== WHAT THE EXERCISE ASKS ==
Below is a listing; write it out exactly and drop any images from it.

******

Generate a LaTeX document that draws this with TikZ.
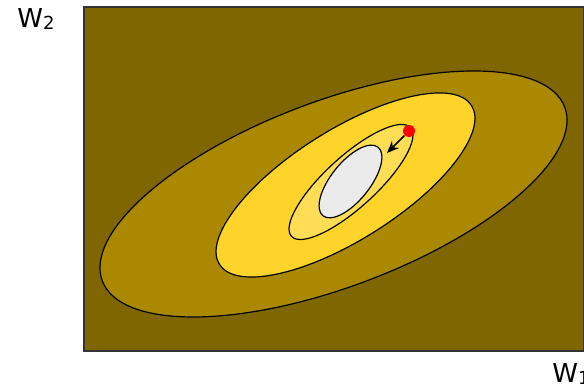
\documentclass[tikz,border=0pt]{standalone}
\usepackage{fontspec}
\setmainfont{DejaVu Sans}
\usetikzlibrary{arrows.meta}
\definecolor{bgolive}{HTML}{806600}
\definecolor{ringgold}{HTML}{AA8800}
\definecolor{ringyellow}{HTML}{FFD42A}
\definecolor{ringlight}{HTML}{FFDD55}
\definecolor{coregray}{HTML}{EBEBEB}
\newcommand{\wsub}[1]{\raisebox{-1pt}{\fontsize{9}{10}\selectfont #1}}
\begin{document}
\begin{tikzpicture}[x=0.5pt,y=0.5pt]
\useasboundingbox (0,0) rectangle (584,389);
\filldraw[fill=bgolive, draw=black!80, line width=0.6pt] (84,38) rectangle (584,382);
\filldraw[fill=ringgold, draw=black, line width=0.6pt, rotate around={20.6:(333.5,195)}] (333.5,195) ellipse (247 and 93);
\filldraw[fill=ringyellow, draw=black, line width=0.6pt, rotate around={32.2:(345.5,204)}] (345.5,204) ellipse (149 and 55);
\filldraw[fill=ringlight, draw=black, line width=0.6pt, rotate around={42.4:(351,207)}] (351,207) ellipse (80.6 and 25.5);
\filldraw[fill=coregray, draw=black, line width=0.6pt, rotate around={51.2:(350.5,207.5)}] (350.5,207.5) ellipse (44 and 19.3);
\node[circle, fill=red, inner sep=0pt, minimum size=6pt] (start) at (409,258) {};
\coordinate (step) at (387,236);
\draw[black, line width=0.8pt, -{Stealth[length=6pt, width=5pt]}] (start) -- (step);
\node[anchor=base west, font=\fontsize{13}{15}\selectfont, inner sep=0pt] (wtwo) at (17,361) {W\wsub{2}};
\node[anchor=base west, font=\fontsize{13}{15}\selectfont, inner sep=0pt] (wone) at (552,6) {W\wsub{1}};
\end{tikzpicture}
\end{document}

******

== FULL OUTPUT ==
Generate a LaTeX document that draws this with TikZ.
\documentclass[tikz,border=0pt]{standalone}
\usepackage{fontspec}
\setmainfont{DejaVu Sans}
\usetikzlibrary{arrows.meta}
\definecolor{bgolive}{HTML}{806600}
\definecolor{ringgold}{HTML}{AA8800}
\definecolor{ringyellow}{HTML}{FFD42A}
\definecolor{ringlight}{HTML}{FFDD55}
\definecolor{coregray}{HTML}{EBEBEB}
\newcommand{\wsub}[1]{\raisebox{-1pt}{\fontsize{9}{10}\selectfont #1}}
\begin{document}
\begin{tikzpicture}[x=0.5pt,y=0.5pt]
\useasboundingbox (0,0) rectangle (584,389);
\filldraw[fill=bgolive, draw=black!80, line width=0.6pt] (84,38) rectangle (584,382);
\filldraw[fill=ringgold, draw=black, line width=0.6pt, rotate around={20.6:(333.5,195)}] (333.5,195) ellipse (247 and 93);
\filldraw[fill=ringyellow, draw=black, line width=0.6pt, rotate around={32.2:(345.5,204)}] (345.5,204) ellipse (149 and 55);
\filldraw[fill=ringlight, draw=black, line width=0.6pt, rotate around={42.4:(351,207)}] (351,207) ellipse (80.6 and 25.5);
\filldraw[fill=coregray, draw=black, line width=0.6pt, rotate around={51.2:(350.5,207.5)}] (350.5,207.5) ellipse (44 and 19.3);
\node[circle, fill=red, inner sep=0pt, minimum size=6pt] (start) at (409,258) {};
\coordinate (step) at (387,236);
\draw[black, line width=0.8pt, -{Stealth[length=6pt, width=5pt]}] (start) -- (step);
\node[anchor=base west, font=\fontsize{13}{15}\selectfont, inner sep=0pt] (wtwo) at (17,361) {W\wsub{2}};
\node[anchor=base west, font=\fontsize{13}{15}\selectfont, inner sep=0pt] (wone) at (552,6) {W\wsub{1}};
\end{tikzpicture}
\end{document}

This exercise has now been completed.